Bankrupt oil companies must pay the costs of cleaning up their abandoned wells, Canada’s top court ruled, striking down a decision that allowed them to pass those costs onto an industry-funded group.

The Supreme Court of Canada, in a 5-2 decision, said companies or their receivers can’t walk away from their environmental liabilities by invoking federal legislation regarding the order in which creditors are to be paid.

Thursday’s ruling in the case of Redwater Energy Corp., which filed for bankruptcy in late 2015, shifts the cost of remediating spent or inactive wells onto the buyers of bankrupt companies instead of allowing them to pass those expenses onto the industry-funded Orphan Well Association. The ruling comes amid tough times for the energy industry that have increased the backlog of dead wells.
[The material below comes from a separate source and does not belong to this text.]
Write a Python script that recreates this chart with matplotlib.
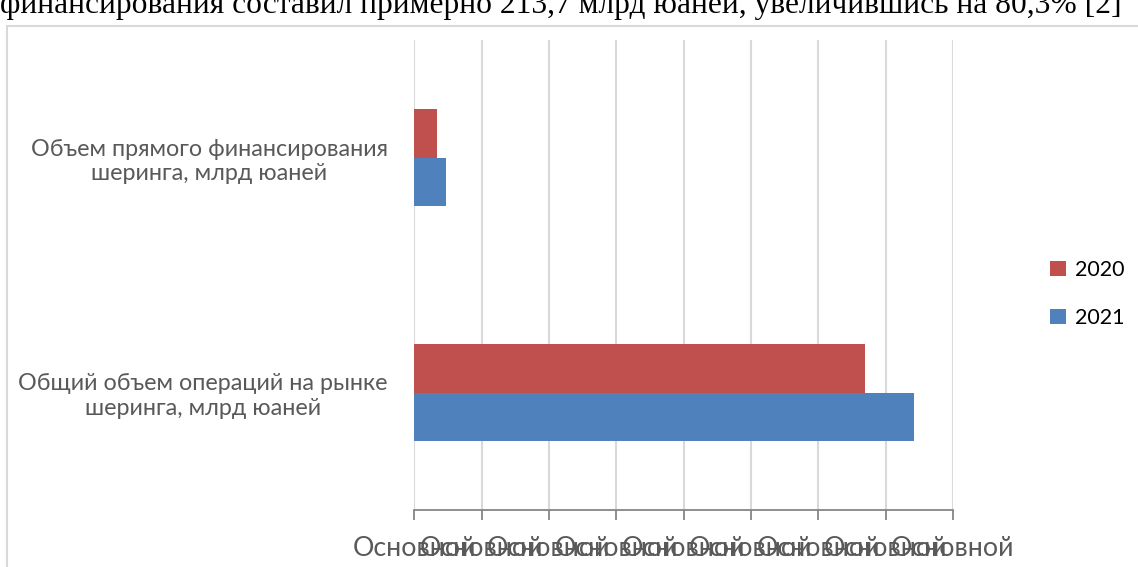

Funded primarily through a levy charged to oil producers, the Orphan Well Association received a $235 million loan from Alberta’s provincial government in 2017 to help it deal with its rising backlog. The group currently lists more than 3,100 orphan wells for abandonment in its inventory.

The receiver that was liquidating Redwater had argued it should be able to sell the company’s best wells and leave the worst behind for the Orphan Well Association to clean up, otherwise loans to energy companies may become too risky. Alberta regulators countered that buyers should have to take both good and bad wells, balancing the risks to creditors and taxpayers.

“The decision will likely lower the future burden on Alberta’s Orphan Well Fund, which is funded by all solvent producers,” RBC Capital Markets analyst Keith Mackey said in a note to investors. “The ruling will also heighten overall scrutiny of abandonment liabilities by lenders and buyers of mature assets.”